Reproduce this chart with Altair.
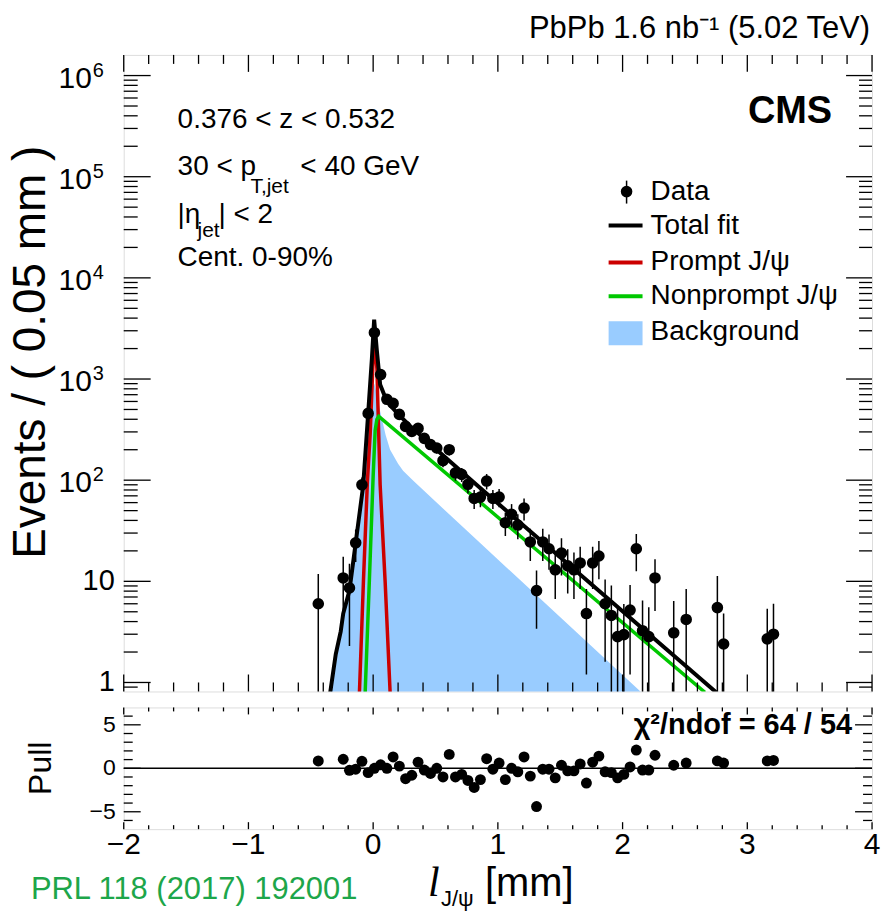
import altair as alt
import pandas as pd

FONT = "Liberation Sans"
W, HM, HP = 750, 638, 122
YMIN, YMAX = 0.815, 1.6e6
BLUE, RED, GREEN = "#99ccff", "#cc0000", "#00c800"

# ---------------- data ----------------
bin_x = [-0.44, -0.24, -0.19, -0.14, -0.09, -0.04, 0.01, 0.06, 0.11, 0.16, 0.21, 0.26, 0.31, 0.36,
         0.41, 0.46, 0.51, 0.56, 0.61, 0.66, 0.71, 0.76, 0.81, 0.86, 0.91, 0.96, 1.01, 1.06, 1.11,
         1.16, 1.21, 1.26, 1.31, 1.36, 1.41, 1.46, 1.51, 1.56, 1.61, 1.66, 1.71, 1.76, 1.81, 1.86,
         1.91, 1.96, 2.01, 2.06, 2.11, 2.16, 2.21, 2.26, 2.41, 2.51, 2.76, 2.81, 3.16, 3.21]
counts = [6.0, 10.8, 8.6, 24, 90, 457, 2870, 1107, 630, 574, 447, 340, 303, 325,
          259, 225, 208, 156, 200, 118, 114, 91, 66, 68, 98, 66, 68, 38, 46,
          36, 53, 24.5, 8.1, 24.5, 21, 13, 19, 14.2, 13, 15.2, 4.8, 15.2, 17.8, 6.0,
          4.6, 2.84, 2.97, 5.2, 21, 3.25, 2.84, 10.8, 3.1, 4.2, 5.5, 2.4, 2.7, 3.0]
errors = [5.8, 6.7, 6.3, 8.5, 16, 37, 93, 58, 43, 41, 37, 32, 30, 31,
          28, 26, 25, 22, 25, 19, 18, 17, 14, 14, 17, 14, 14, 10, 12,
          10, 13, 8.6, 4.7, 8.6, 8.0, 6.3, 7.6, 6.6, 6.3, 6.8, 3.6, 6.8, 7.3, 4.4,
          4.5, 2.9, 3.0, 4.0, 8.4, 3.2, 2.7, 5.7, 3.3, 4.2, 5.8, 2.4, 2.65, 3.0]
pulls = [0.84, 1.04, -0.23, -0.1, 0.8, -0.5, 0.0, 0.4, 0.0, 1.3, 0.25, -1.2, -0.8, 0.7,
         -0.2, -0.6, 0.0, -1.0, 1.6, -1.0, -0.7, -1.4, -2.2, -1.3, 1.1, -0.1, 0.6, -1.3, 0.0,
         -0.4, 1.3, -0.9, -4.4, -0.1, -0.1, -1.1, 0.35, -0.3, -0.3, 0.5, -1.7, 0.7, 1.4, -0.4,
         -0.5, -1.1, -0.7, 0.15, 2.1, -0.2, -0.2, 1.5, 0.35, 0.6, 0.85, 0.6, 0.85, 0.9]

total_x = [-0.344, -0.30, -0.26, -0.24, -0.19, -0.14, -0.08, -0.04, -0.01, 0.008, 0.03, 0.056,
           0.11, 0.2, 0.3, 0.5, 0.856, 1.5, 2.15, 2.5, 2.75]
total_y = [0.8, 1.9, 3.2, 4.8, 8.1, 24, 88, 457, 1600, 3855, 1900, 883,
           600, 450, 340, 205, 84, 17.3, 3.5, 1.48, 0.8]
prompt_x = [-0.11, -0.078, -0.046, -0.024, -0.003, 0.01, 0.03, 0.056, 0.096, 0.136]
prompt_y = [0.8, 10, 98, 284, 1270, 2850, 1270, 90, 10, 0.8]
nonprompt_x = [-0.064, -0.03, 0.0, 0.016, 0.03, 0.045, 2.66]
nonprompt_y = [0.8, 10.5, 110, 310, 400, 427, 0.8]
bkg_x = [-0.34, -0.30, -0.24, -0.19, -0.14, -0.09, -0.046, -0.01, 0.01, 0.03, 0.056, 0.1,
         0.136, 0.2, 0.24, 0.32, 0.856, 2.15]
bkg_y = [0.8, 1.9, 4.8, 8.0, 22, 85, 350, 800, 900, 700, 480, 280,
         200, 145, 124, 99, 24, 0.8]

# tick positions and labels
x_major = [-2, -1, 0, 1, 2, 3, 4]
x_major_text = ["\u22122", "\u22121", "0", "1", "2", "3", "4"]
x_minor = [-1.8, -1.6, -1.4, -1.2, -0.8, -0.6, -0.4, -0.2, 0.2, 0.4, 0.6, 0.8,
           1.2, 1.4, 1.6, 1.8, 2.2, 2.4, 2.6, 2.8, 3.2, 3.4, 3.6, 3.8]
y_major = [1, 10, 100, 1000, 10000, 100000, 1000000]
y_minor = [0.9] + [m * 10 ** e for e in range(6) for m in range(2, 10)]
y_plain_vals = [1, 10]
y_plain_text = ["1", "10"]
y_pow_vals = [100, 1000, 10000, 100000, 1000000]
y_pow_exp = ["2", "3", "4", "5", "6"]
pull_major = [-5, 0, 5]
pull_major_text = ["\u22125", "0", "5"]
pull_minor = [-6, -4, -3, -2, -1, 1, 2, 3, 4, 6]

# ---------------- frames ----------------
one = pd.DataFrame({"k": [0]})
data_df = pd.DataFrame({"x": bin_x, "n": counts, "e": errors, "pull": pulls})
data_df["lo"] = (data_df["n"] - data_df["e"]).clip(lower=0.5)
data_df["hi"] = data_df["n"] + data_df["e"]
tot_df = pd.DataFrame({"x": total_x, "y": total_y})
pr_df = pd.DataFrame({"x": prompt_x, "y": prompt_y})
np_df = pd.DataFrame({"x": nonprompt_x, "y": nonprompt_y})
bk_df = pd.DataFrame({"x": bkg_x, "y": bkg_y})
bk_df["base"] = 0.5

xs = alt.Scale(domain=[-2, 4], nice=False, zero=False)
ysm = alt.Scale(type="log", domain=[YMIN, YMAX], nice=False)
ysp = alt.Scale(domain=[-7, 7], nice=False, zero=False)


def X(f):
    return alt.X(f"{f}:Q", scale=xs, axis=None)


def YM(f):
    return alt.Y(f"{f}:Q", scale=ysm, axis=None)


def YP(f):
    return alt.Y(f"{f}:Q", scale=ysp, axis=None)


def T(s, x, y, size, align="left", weight="normal", angle=0, color="black",
      style="normal", font=FONT):
    return alt.Chart(one).mark_text(
        text=s, fontSize=size, font=font, align=align, baseline="middle",
        fontWeight=weight, angle=angle, color=color, fontStyle=style
    ).encode(x=alt.value(x), y=alt.value(y))


def xticks(vals, y0, y1):
    return alt.Chart(pd.DataFrame({"t": vals})).mark_rule(color="black", strokeWidth=1.3).encode(
        x=X("t"), y=alt.value(y0), y2=alt.value(y1))


def yticks(vals, x0, x1, ysc):
    return alt.Chart(pd.DataFrame({"t": vals})).mark_rule(color="black", strokeWidth=1.3).encode(
        y=alt.Y("t:Q", scale=ysc, axis=None), x=alt.value(x0), x2=alt.value(x1))


# ---------------- main panel ----------------
area = alt.Chart(bk_df).mark_area(color=BLUE, opacity=1, clip=True).encode(
    x=X("x"), y=YM("y"), y2="base:Q")
red = alt.Chart(pr_df).mark_line(color=RED, strokeWidth=3.5, clip=True).encode(x=X("x"), y=YM("y"))
green = alt.Chart(np_df).mark_line(color=GREEN, strokeWidth=3.5, clip=True).encode(x=X("x"), y=YM("y"))
black = alt.Chart(tot_df).mark_line(color="black", strokeWidth=4, clip=True).encode(x=X("x"), y=YM("y"))
ebars = alt.Chart(data_df).mark_rule(color="black", strokeWidth=1.5, clip=True).encode(
    x=X("x"), y=YM("lo"), y2="hi:Q")
pts = alt.Chart(data_df).mark_circle(color="black", size=135, opacity=1).encode(x=X("x"), y=YM("n"))

main_ticks = [
    xticks(x_major, 0, 17), xticks(x_minor, 0, 9),
    xticks(x_major, HM - 17, HM), xticks(x_minor, HM - 9, HM),
    yticks(y_major, 0, 27, ysm), yticks(y_minor, 0, 14, ysm),
    yticks(y_major, W - 26, W, ysm), yticks(y_minor, W - 13, W, ysm),
]

ylab_plain = alt.Chart(pd.DataFrame({"v": y_plain_vals, "s": y_plain_text})).mark_text(
    align="right", baseline="middle", fontSize=29, font=FONT, color="black").encode(
    x=alt.value(-9), y=YM("v"), text="s:N")
ylab_base = alt.Chart(pd.DataFrame({"v": y_pow_vals})).mark_text(
    text="10", align="right", baseline="middle", fontSize=30, font=FONT, color="black", dy=3).encode(
    x=alt.value(-32), y=YM("v"))
ylab_exp = alt.Chart(pd.DataFrame({"v": y_pow_vals, "s": y_pow_exp})).mark_text(
    align="left", baseline="middle", fontSize=20, font=FONT, color="black", dy=-5).encode(
    x=alt.value(-31), y=YM("v"), text="s:N")

texts_main = [
    T("Events / ( 0.05 mm )", -93, 298, 46, align="center", angle=270),
    T("PbPb 1.6 nb\u207b\u00b9 (5.02 TeV)", 748, -26, 31, align="right"),
    T("CMS", 710, 57, 38, align="right", weight="bold"),
    T("0.376 < z < 0.532", 54, 65, 28),
    T("30 < p", 54, 112, 28),
    T("T,jet", 127, 132, 21),
    T("< 40 GeV", 177, 112, 28),
    T("|\u03b7", 54, 160, 28),
    T("jet", 74, 177, 21),
    T("| < 2", 95, 160, 28),
    T("Cent. 0-90%", 54, 204, 28),
    # legend
    T("Data", 528, 137, 28),
    T("Total fit", 528, 171, 28),
    T("Prompt J/\u03c8", 528, 208, 28),
    T("Nonprompt J/\u03c8", 528, 242, 28),
    T("Background", 528, 278, 28),
]

legend_marks = [
    alt.Chart(one).mark_rule(color="black", strokeWidth=1.5).encode(
        x=alt.value(504), y=alt.value(126), y2=alt.value(149)),
    alt.Chart(one).mark_circle(color="black", size=135, opacity=1).encode(
        x=alt.value(504), y=alt.value(137)),
    alt.Chart(one).mark_rule(color="black", strokeWidth=4).encode(
        x=alt.value(486), x2=alt.value(520), y=alt.value(171)),
    alt.Chart(one).mark_rule(color=RED, strokeWidth=4).encode(
        x=alt.value(486), x2=alt.value(520), y=alt.value(208)),
    alt.Chart(one).mark_rule(color=GREEN, strokeWidth=4).encode(
        x=alt.value(486), x2=alt.value(520), y=alt.value(242)),
    alt.Chart(one).mark_rect(color=BLUE, opacity=1).encode(
        x=alt.value(486), x2=alt.value(520), y=alt.value(267), y2=alt.value(291)),
]

anchor = alt.Chart(one).mark_rule(color="white", opacity=0, strokeWidth=1).encode(
    x=alt.value(-123), x2=alt.value(-122), y=alt.value(-53), y2=alt.value(-52))

main = alt.layer(
    area, red, green, black, ebars, pts, *main_ticks,
    ylab_plain, ylab_base, ylab_exp, *texts_main, *legend_marks, anchor
).properties(width=W, height=HM)

# ---------------- pull panel ----------------
zero = alt.Chart(pd.DataFrame({"p": [0.0]})).mark_rule(color="black", strokeWidth=1.5).encode(
    y=YP("p"))
ppts = alt.Chart(data_df).mark_circle(color="black", size=120, opacity=1).encode(
    x=X("x"), y=YP("pull"))
pull_ticks = [
    xticks(x_major, 0, 7), xticks(x_minor, 0, 4),
    xticks(x_major, HP - 7, HP), xticks(x_minor, HP - 4, HP),
    yticks(pull_major, 0, 17, ysp), yticks(pull_minor, 0, 9, ysp),
    yticks(pull_major, W - 17, W, ysp), yticks(pull_minor, W - 9, W, ysp),
]
xlab = alt.Chart(pd.DataFrame({"v": x_major, "s": x_major_text})).mark_text(
    align="center", baseline="middle", fontSize=30, font=FONT, color="black").encode(
    x=X("v"), y=alt.value(HP + 16), text="s:N")
plab = alt.Chart(pd.DataFrame({"v": pull_major, "s": pull_major_text})).mark_text(
    align="right", baseline="middle", fontSize=23, font=FONT, color="black").encode(
    x=alt.value(-8), y=YP("v"), text="s:N")
texts_pull = [
    T("\u03c7\u00b2/ndof = 64 / 54", 730, 18, 29, align="right", weight="bold"),
    T("Pull", -83, 61, 32, align="center", angle=270),
    T("l", 305, 176, 42, style="italic", font="Liberation Serif"),
    T("J/\u03c8", 318, 192, 22),
    T("[mm]", 362, 177, 40),
    T("PRL 118 (2017) 192001", -93, 183, 31, color="#1da64a"),
]

pull = alt.layer(zero, ppts, *pull_ticks, xlab, plab, *texts_pull).properties(width=W, height=HP)

chart = alt.vconcat(main, pull, spacing=16, bounds="flush").properties(
    padding={"left": 0, "top": 0, "right": 0, "bottom": 0}
).configure_view(stroke="black", strokeWidth=1.5).configure(background="white")

chart.save("out.html", embed_options={"renderer": "svg", "actions": False})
------------------------
Take the lines from the start of the material to the line with "BLUE, RED, GREEN", both included, and transcribe them exactly without the pictures.

Reproduce this chart with Altair.
import altair as alt
import pandas as pd

FONT = "Liberation Sans"
W, HM, HP = 750, 638, 122
YMIN, YMAX = 0.815, 1.6e6
BLUE, RED, GREEN = "#99ccff", "#cc0000", "#00c800"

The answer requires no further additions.